- [What you are asked to do]
Exclude pictures. Extract exactly the lines from the one that contains "Clone this chart in matplotlib." down to the one that contains "p1_ver_up = [-23, -34, -54, -57, -59, -61, -67, -128, -143]", both included.

(Data extracted from a collection)

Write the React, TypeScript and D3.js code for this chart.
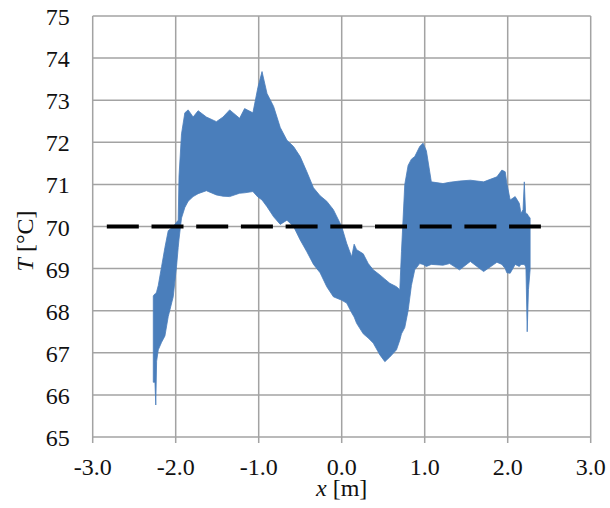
import React from 'react'
import * as d3 from 'd3'

// temperature band: position x [m], upper and lower envelope T [°C]
const bandX = [
  -2.27, -2.25, -2.24, -2.23, -2.21, -2.17, -2.13, -2.09, -2.03, -1.99, -1.97, -1.96, -1.93,
  -1.89, -1.85, -1.79, -1.73, -1.63, -1.51, -1.43, -1.35, -1.23, -1.17, -1.07, -1.01, -0.96,
  -0.9, -0.82, -0.74, -0.66, -0.58, -0.5, -0.42, -0.34, -0.26, -0.18, -0.1, 0.0, 0.06, 0.12,
  0.15, 0.18, 0.26, 0.32, 0.38, 0.46, 0.52, 0.58, 0.66, 0.7, 0.72, 0.76, 0.8, 0.84, 0.88,
  0.94, 0.98, 1.02, 1.08, 1.22, 1.3, 1.42, 1.55, 1.71, 1.87, 1.93, 1.97, 1.99, 2.03, 2.09,
  2.14, 2.16, 2.185, 2.2, 2.215, 2.22, 2.235, 2.25, 2.27
]
const bandHi = [
  68.35, 68.4, 68.4, 68.45, 68.6, 69.05, 69.5, 69.9, 70.0, 70.1, 70.15, 71.2, 72.2,
  72.7, 72.77, 72.6, 72.75, 72.6, 72.49, 72.6, 72.77, 72.57, 72.8, 72.7, 73.3, 73.68,
  73.16, 72.85, 72.35, 72.05, 71.9, 71.66, 71.3, 70.92, 70.73, 70.6, 70.4, 70.0, 69.6, 69.28,
  69.58, 69.45, 69.35, 69.12, 68.97, 68.85, 68.75, 68.65, 68.57, 68.5, 69.4, 71.0, 71.45, 71.6, 71.66,
  71.9, 71.98, 71.8, 71.06, 71.02, 71.05, 71.08, 71.1, 71.06, 71.18, 71.34, 71.3, 71.02, 70.63, 70.71,
  70.55, 70.31, 70.4, 71.06, 70.35, 70.3, 70.3, 70.25, 70.2
]
const bandLo = [
  66.3, 66.3, 65.76, 66.8, 67.07, 67.25, 67.4, 67.86, 68.33, 69.05, 69.5, 69.7, 70.2,
  70.45, 70.6, 70.71, 70.78, 70.85, 70.75, 70.72, 70.71, 70.79, 70.8, 70.83, 70.7, 70.63,
  70.47, 70.23, 70.05, 70.15, 70.0, 69.68, 69.4, 69.1, 68.9, 68.57, 68.33, 68.25, 68.18, 67.95,
  67.85, 67.7, 67.45, 67.35, 67.23, 66.95, 66.79, 66.9, 67.07, 67.3, 67.45, 67.6, 68.0, 68.6, 68.97,
  69.12, 69.1, 69.05, 69.1, 69.08, 69.12, 68.97, 69.17, 68.93, 69.15, 69.1, 69.0, 68.9, 68.89, 69.1,
  69.05, 69.1, 69.1, 69.1, 69.05, 69.0, 67.5, 68.5, 68.97
]

// set-point line
const refX = [-2.83, 2.4]
const refT = 70

const xTicks = [-3, -2, -1, 0, 1, 2, 3]
const yTicks = [65, 66, 67, 68, 69, 70, 71, 72, 73, 74, 75]

const W = 610
const H = 508
const margin = {top: 16, right: 19.3, bottom: 71, left: 92.7}
const font = "'Liberation Serif', 'Times New Roman', serif"

export default function App() {
  const x = d3.scaleLinear().domain([-3, 3]).range([margin.left, W - margin.right])
  const y = d3.scaleLinear().domain([65, 75]).range([H - margin.bottom, margin.top])

  const band = bandX.map((v, i) => ({x: v, hi: bandHi[i], lo: bandLo[i]}))
  const area = d3
    .area<{x: number; hi: number; lo: number}>()
    .x(d => x(d.x))
    .y0(d => y(d.lo))
    .y1(d => y(d.hi))

  const grid = '#a3a3a3'
  const x0 = x(-3)
  const x1 = x(3)
  const y0 = y(65)
  const y1 = y(75)

  return (
    <svg
      width={W}
      height={H}
      style={{position: 'absolute', left: 0, top: 0, background: '#fff', fontFamily: font}}
    >
      <rect width={W} height={H} fill="#fff" />
      {/* grid */}
      {yTicks.map(t => (
        <line key={'gy' + t} x1={x0} x2={x1} y1={y(t)} y2={y(t)} stroke={grid} strokeWidth={1.5} />
      ))}
      {xTicks.map(t => (
        <line key={'gx' + t} x1={x(t)} x2={x(t)} y1={y1} y2={y0 + 6} stroke={grid} strokeWidth={1.5} />
      ))}

      {/* data band */}
      <path d={area(band) || ''} fill="#4a7ebb" stroke="#4a7ebb" strokeWidth={0.8} strokeLinejoin="round" />

      {/* 70 °C reference */}
      <line
        x1={x(refX[0])}
        x2={x(refX[1])}
        y1={y(refT)}
        y2={y(refT)}
        stroke="#000"
        strokeWidth={4}
        strokeDasharray="32 12.7"
      />

      {/* tick labels */}
      {yTicks.map(t => (
        <text key={'ly' + t} x={x0 - 23} y={y(t) + 9} textAnchor="end" fontSize={24} fill="#111">
          {t}
        </text>
      ))}
      {xTicks.map(t => (
        <text key={'lx' + t} x={x(t)} y={y0 + 38} textAnchor="middle" fontSize={24} fill="#111">
          {t.toFixed(1)}
        </text>
      ))}

      {/* axis titles */}
      <text x={x(0)} y={496} textAnchor="middle" fontSize={24} fill="#111">
        <tspan fontStyle="italic">x</tspan> [m]
      </text>
      <text
        transform={`translate(33, ${241}) rotate(-90)`}
        textAnchor="middle"
        fontSize={24}
        fill="#111"
      >
        <tspan fontStyle="italic">T</tspan> [°C]
      </text>
    </svg>
  )
}
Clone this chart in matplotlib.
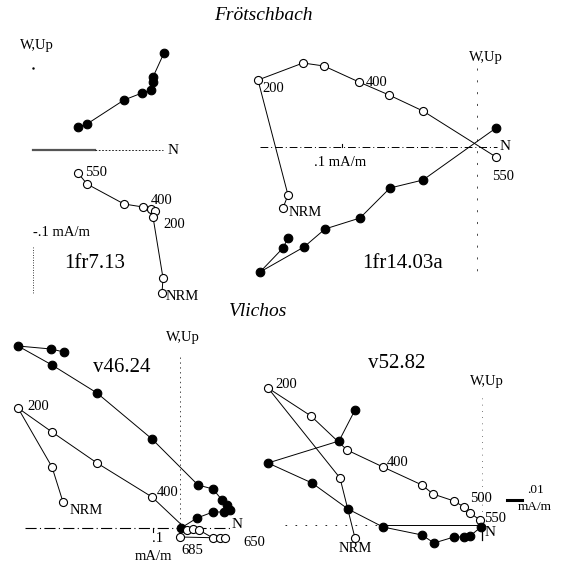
import matplotlib
matplotlib.use('Agg')
import matplotlib.pyplot as plt

plt.rcParams['font.family'] = ['Liberation Serif', 'DejaVu Serif']

# values are (N, W/Up) components relative to each plot origin
# 1fr7.13
p1_hor_n = [45, 54, 91, 109, 118, 120, 120, 131]
p1_hor_up = [23, 26, 50, 57, 60, 68, 73, 97]
p1_ver_n = [45, 54, 91, 110, 118, 122, 120, 130, 129]
p1_ver_up = [-23, -34, -54, -57, -59, -61, -67, -128, -143]

# 1fr14.03a
p2_ver_n = [-194, -189, -219, -174, -153, -118, -88, -54, 19]
p2_ver_up = [-61, -48, 67, 84, 81, 65, 52, 36, -10]
p2_hor_n = [-189, -194, -217, -173, -152, -117, -87, -54, 19]
p2_hor_up = [-91, -101, -125, -100, -82, -71, -41, -33, 19]

# v46.24
p3_hor_n = [-116, -129, -162, -128, -83, -28, 18, 33, 42, 47, 50, 44, 33, 17, 1]
p3_hor_up = [176, 179, 182, 163, 135, 89, 43, 39, 28, 23, 18, 16, 16, 10, 0]
p3_ver_n = [-117, -128, -162, -128, -83, -28, 7, 13, 19, 33, 40, 45, 0]
p3_ver_up = [26, 61, 120, 96, 65, 31, -2, -1, -2, -10, -10, -10, -9]

# v52.82
p4_ver_n = [-127, -142, -214, -171, -135, -99, -60, -49, -28, -18, -12, -2]
p4_ver_up = [-13, 47, 137, 109, 75, 58, 40, 31, 24, 18, 12, 5]
p4_hor_n = [-127, -143, -214, -170, -134, -99, -60, -48, -28, -18, -12, -1]
p4_hor_up = [115, 84, 62, 42, 16, -2, -10, -18, -12, -12, -11, -2]

fig = plt.figure(figsize=(5.63, 5.63), dpi=100)
ax = fig.add_axes([0, 0, 1, 1])
ax.set_xlim(0, 563)
ax.set_ylim(563, 0)
ax.axis('off')


def zplot(ox, oy, n, up, filled):
    xs = [ox + v for v in n]
    ys = [oy - v for v in up]
    ax.plot(xs, ys, '-', color='black', lw=0.7, zorder=2)
    ax.plot(xs, ys, 'o', ms=6.2 if filled else 5.8, mec='black', mew=0.8,
            mfc='black' if filled else 'white', zorder=3)


lab = dict(fontsize=10.5, color='black')

# titles
ax.text(263, 15, 'Frötschbach', ha='center', va='center', fontsize=14, style='italic')
ax.text(258, 311, 'Vlichos', ha='center', va='center', fontsize=14, style='italic')

# panel 1
ox, oy = 33, 150
ax.plot([33, 95], [oy, oy], color='#555555', lw=1.6)
ax.plot([95, 163], [oy, oy], color='black', lw=0.6, ls=(0, (2, 2)))
ax.plot([33], [68], marker='.', ms=1.5, color='black')
ax.plot([33, 33], [247, 293], color='black', lw=0.6, ls=(0, (1, 2)))
zplot(ox, oy, p1_hor_n, p1_hor_up, True)
zplot(ox, oy, p1_ver_n, p1_ver_up, False)
ax.text(20, 45, 'W,Up', ha='left', va='center', **lab)
ax.text(168, 151, 'N', ha='left', va='center', fontsize=11)
ax.text(33, 232, '-.1 mA/m', ha='left', va='center', **lab)
ax.text(95, 263, '1fr7.13', ha='center', va='center', fontsize=15)
ax.text(85, 172, '550', ha='left', va='center', **lab)
ax.text(151, 201, '400', ha='left', va='center', **lab)
ax.text(163, 225, '200', ha='left', va='center', **lab)
ax.text(166, 296, 'NRM', ha='left', va='center', **lab)

# panel 2
ox, oy = 477, 147
ax.plot([260, 497], [oy, oy], color='black', lw=0.7, ls=(0, (8, 3, 1, 3)))
ax.plot([342, 342], [oy - 3, oy], color='black', lw=0.8)
ax.plot([ox, ox], [68, 275], color='black', lw=0.5, ls=(0, (3, 14)))
zplot(ox, oy, p2_ver_n, p2_ver_up, False)
zplot(ox, oy, p2_hor_n, p2_hor_up, True)
ax.text(486, 57, 'W,Up', ha='center', va='center', **lab)
ax.text(500, 146, 'N', ha='left', va='center', fontsize=11)
ax.text(340, 163, '.1 mA/m', ha='center', va='center', **lab)
ax.text(403, 263, '1fr14.03a', ha='center', va='center', fontsize=15)
ax.text(262, 88, '200', ha='left', va='center', **lab)
ax.text(366, 82, '400', ha='left', va='center', **lab)
ax.text(492, 177, '550', ha='left', va='center', **lab)
ax.text(289, 212, 'NRM', ha='left', va='center', **lab)

# panel 3
ox, oy = 180, 528
ax.plot([25, 230], [oy, oy], color='black', lw=0.8, ls=(0, (10, 3, 1, 3)))
ax.plot([153, 153], [oy, oy + 4], color='black', lw=0.8)
ax.plot([ox, ox], [357, oy], color='black', lw=0.5, ls=(0, (2, 5)))
zplot(ox, oy, p3_hor_n, p3_hor_up, True)
zplot(ox, oy, p3_ver_n, p3_ver_up, False)
ax.text(183, 338, 'W,Up', ha='center', va='center', **lab)
ax.text(232, 525, 'N', ha='left', va='center', fontsize=11)
ax.text(158, 539, '.1', ha='center', va='center', **lab)
ax.text(153, 557, 'mA/m', ha='center', va='center', **lab)
ax.text(122, 367, 'v46.24', ha='center', va='center', fontsize=15)
ax.text(27, 407, '200', ha='left', va='center', **lab)
ax.text(157, 493, '400', ha='left', va='center', **lab)
ax.text(70, 510, 'NRM', ha='left', va='center', **lab)
ax.text(192, 550, '685', ha='center', va='center', **lab)
ax.text(243, 543, '650', ha='left', va='center', **lab)

# panel 4
ox, oy = 482, 525
ax.plot([285, 380], [oy, oy], color='black', lw=0.6, ls=(0, (2, 10)))
ax.plot([380, 478], [oy, oy], color='black', lw=0.7)
ax.plot([ox, ox], [398, oy], color='black', lw=0.5, ls=(0, (1, 8)))
ax.plot([ox, ox], [oy, 540], color='black', lw=0.9)
ax.plot([507, 522], [500, 500], color='black', lw=2.2)
zplot(ox, oy, p4_ver_n, p4_ver_up, False)
zplot(ox, oy, p4_hor_n, p4_hor_up, True)
ax.text(487, 382, 'W,Up', ha='center', va='center', **lab)
ax.text(485, 532, 'N', ha='left', va='center', fontsize=11)
ax.text(397, 363, 'v52.82', ha='center', va='center', fontsize=15)
ax.text(275, 385, '200', ha='left', va='center', **lab)
ax.text(387, 463, '400', ha='left', va='center', **lab)
ax.text(470, 499, '500', ha='left', va='center', **lab)
ax.text(484, 518, '550', ha='left', va='center', **lab)
ax.text(355, 549, 'NRM', ha='center', va='center', **lab)
ax.text(527, 490, '.01', ha='left', va='center', fontsize=9.5)
ax.text(518, 507, 'mA/m', ha='left', va='center', fontsize=9.5)

fig.savefig('out.png', dpi=100)
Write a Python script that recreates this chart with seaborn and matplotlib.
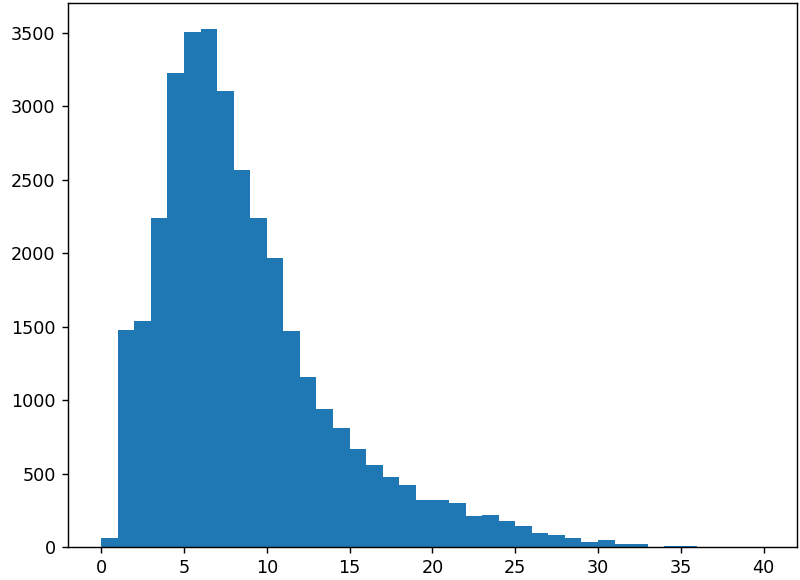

- [Task solution]
Clone this chart in matplotlib.
import matplotlib
matplotlib.use('Agg')
import matplotlib.pyplot as plt

plt.rcParams['font.family'] = ['Liberation Serif', 'DejaVu Serif']

# values are (N, W/Up) components relative to each plot origin
# 1fr7.13
p1_hor_n = [45, 54, 91, 109, 118, 120, 120, 131]
p1_hor_up = [23, 26, 50, 57, 60, 68, 73, 97]
p1_ver_n = [45, 54, 91, 110, 118, 122, 120, 130, 129]
p1_ver_up = [-23, -34, -54, -57, -59, -61, -67, -128, -143]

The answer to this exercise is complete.